Just like there are multitude reasons for failure, but it is rarely if ever the result of direct competition, there are many ways to succeed, but rarely if ever by following competitors closely. The strategic principle behind success is not a “formula” for success a-la various management gurus, who name “model firms” without a control group and hope their clients forget those fast, as they fall from grace a few years later. The strategic route to success postulated in an article by Porter (1996) entitled “What is strategy?” was as simple and as complex as: “Do it differently”. Porter did not have the irritating habit of forging a definitive and trivial list of “successful behaviors” of the day (a habit The Economist labeled “wet fingers in the wind” in reference to Covey, Peters or Collins's famous lists). Instead, Porter examines the bases for positioning stemming from a set of (different) activities creating a unique value; that principle positions “strategic positioning” as always relative to competitors.

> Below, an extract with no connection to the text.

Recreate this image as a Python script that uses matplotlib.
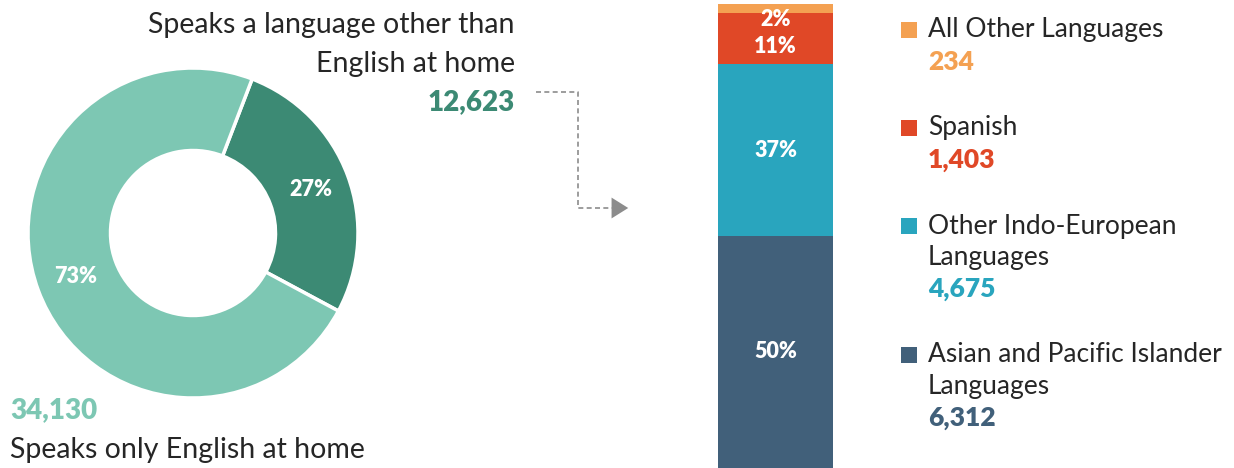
import matplotlib.pyplot as plt
from matplotlib.patches import Rectangle, FancyArrowPatch

plt.rcParams['font.family'] = ['Lato', 'DejaVu Sans']

# donut data
home_labels = ['Speaks a language other than\nEnglish at home', 'Speaks only English at home']
home_counts = [12623, 34130]
home_colors = ['#3c8a74', '#7dc7b3']

# stacked bar data (bottom to top)
lang_labels = ['Asian and Pacific Islander\nLanguages', 'Other Indo-European\nLanguages',
               'Spanish', 'All Other Languages']
lang_counts = [6312, 4675, 1403, 234]
lang_colors = ['#41607a', '#29a5be', '#e04827', '#f4a152']

W, H = 1234, 468
fig = plt.figure(figsize=(W / 100, H / 100), dpi=100)


def px(x, y):
    # pixel position (from top-left) -> figure fraction
    return x / W, 1 - y / H


text_c = '#262626'
fs = 19
bw = 'heavy'

# Donut
ax1 = fig.add_axes([28 / W, (H - 398) / H, 330 / W, 330 / H])
wedges, _, autotexts = ax1.pie(
    home_counts, colors=home_colors, startangle=69, counterclock=False,
    radius=1, autopct=lambda p: f'{p:.0f}%', pctdistance=0.76,
    wedgeprops=dict(width=0.5, edgecolor='white', linewidth=2.5),
    textprops=dict(color='white', fontsize=15.5, fontweight=bw))
ax1.set_xlim(-1, 1)
ax1.set_ylim(-1, 1)
ax1.axis('off')

fig.text(*px(515, 25), home_labels[0].split('\n')[0], ha='right', va='center',
         fontsize=20.5, color=text_c)
fig.text(*px(515, 64), home_labels[0].split('\n')[1], ha='right', va='center',
         fontsize=20.5, color=text_c)
fig.text(*px(515, 102), f'{home_counts[0]:,}', ha='right', va='center',
         fontsize=20, fontweight=bw, color=home_colors[0])
fig.text(*px(10, 410), f'{home_counts[1]:,}', ha='left', va='center',
         fontsize=20, fontweight=bw, color=home_colors[1])
fig.text(*px(10, 450), home_labels[1], ha='left', va='center',
         fontsize=20.5, color=text_c)

# dashed connector arrow
line_x = [536, 578, 578, 612]
line_y = [92, 92, 208, 208]
fx = [x / W for x in line_x]
fy = [1 - y / H for y in line_y]
fig.add_artist(plt.Line2D(fx, fy, transform=fig.transFigure, color='#8c8c8c',
                          lw=1.2, ls=(0, (3, 2))))
fig.add_artist(FancyArrowPatch(px(612, 208), px(631, 208), transform=fig.transFigure,
                               arrowstyle='-|>,head_length=8,head_width=5',
                               color='#8c8c8c', lw=0, mutation_scale=1.5))

# Stacked bar
ax2 = fig.add_axes([718 / W, 0, 115 / W, 464 / H])
total_lang = sum(lang_counts)
bottom = 0
nudges = [0, 0, -6, -8]
for cnt, col, dy in zip(lang_counts, lang_colors, nudges):
    ax2.bar(0, cnt, bottom=bottom, width=1, color=col, linewidth=0)
    ax2.annotate(f'{cnt / total_lang * 100:.0f}%', (0, bottom + cnt / 2),
                 xytext=(0, dy), textcoords='offset points',
                 ha='center', va='center', color='white', fontsize=15.5,
                 fontweight=bw)
    bottom += cnt
ax2.set_xlim(-0.5, 0.5)
ax2.set_ylim(0, total_lang)
ax2.axis('off')

# manual legend
leg_y = [355, 226, 128, 30]
for lab, cnt, col, y0 in zip(lang_labels, lang_counts, lang_colors, leg_y):
    sx, sy = px(901, y0 + 8)
    fig.add_artist(Rectangle((sx, sy), 16 / W, 16 / H, transform=fig.transFigure,
                             color=col, lw=0))
    lines = lab.split('\n')
    for i, ln in enumerate(lines):
        fig.text(*px(928, y0 + 31.5 * i), ln, ha='left', va='center',
                 fontsize=fs, color=text_c)
    fig.text(*px(928, y0 + 31.5 * len(lines)), f'{cnt:,}', ha='left', va='center',
             fontsize=fs, fontweight=bw, color=col)

plt.savefig('out.png', dpi=100)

Pratt and Whitney, a manufacturer of aircraft engines, has been lagging badly behind GE and Rolls Royce in share of new engines outfitted on the Boeing and Airbus aircrafts. Conventional wisdom in aircraft engine development since the 1960s was the fewer moving parts, the better. Instead of imitating GE and Rolls, the clear market leaders, P&W made a strategic decision to bet on a turbofan technology which had more moving parts but promised to be more fuel efficient and less noisy than conventional jet engines. Knowing it had little chance of making sales to Boeing or Airbus, who are wedded to GE and Rolls, respectively, it decided not to try. Instead of following its competitors, it joined Bombardier, which was looking for advantage in challenging Boeing, Airbus and Embraer. As the NY Times and The Economist reported, P&W's unique strategy was propelling P&W back into the front line of the industry.
In 1990, ASML, a small Dutch company producing tools for chip making, had less than 10 percent market share. The market was completely dominated by Canon and Nikon, who used a fully integrated model. Instead of imitating the Japanese giants, ASML chose a diagrammatically opposing model – it redesigned its product to make it modular, and farmed out work to specialist firms. It also chose to show customers how to solve problems with its machines on their own, while Canon and Nikon kept all knowledge close to their chests. In 2009, ASML had 65 percent of the market.
In an industry known for rapid imitation, the airline industry, two firms stand out. Southwest, which introduced a strategy based on activities very different than full service airlines (no seating, no meals, no hubs, no travel agents), and Allegiant, which deliberately caters to leisure passengers in small communities, flying them direct and at very low fares to vacation hubs such as Vegas and Orlando. Southwest's model is impossible to copy for the large, full service airlines, which depend on connections at their large hubs and pay commissions to travel agent/sites. Allegiant also faces little direct competition as most airlines shun its small communities. It actually defines itself as a travel company, not an airline, and makes as much money from rental services and vacation packages as from tickets.
One may think that not following competitors is good for small companies mostly. But LVMH, the world biggest luxury-goods group, has been steady in its insistence of being different from competitors. While its competitors embarked on merchandizing easy-to-sell products and putting their names on many products, LVMH stayed focused on quality. Its crown jewel, Vuitton, for example, never puts its product on sales. Instead, it destroys unsold stock; it never gives licenses to outside firms; and it owns its own stores while competitors sell through department stores. During the recession of 2008, as Prada, Valentino, Lacroix, and Escada went into financial difficulties, Vuitton sales grew by double digits.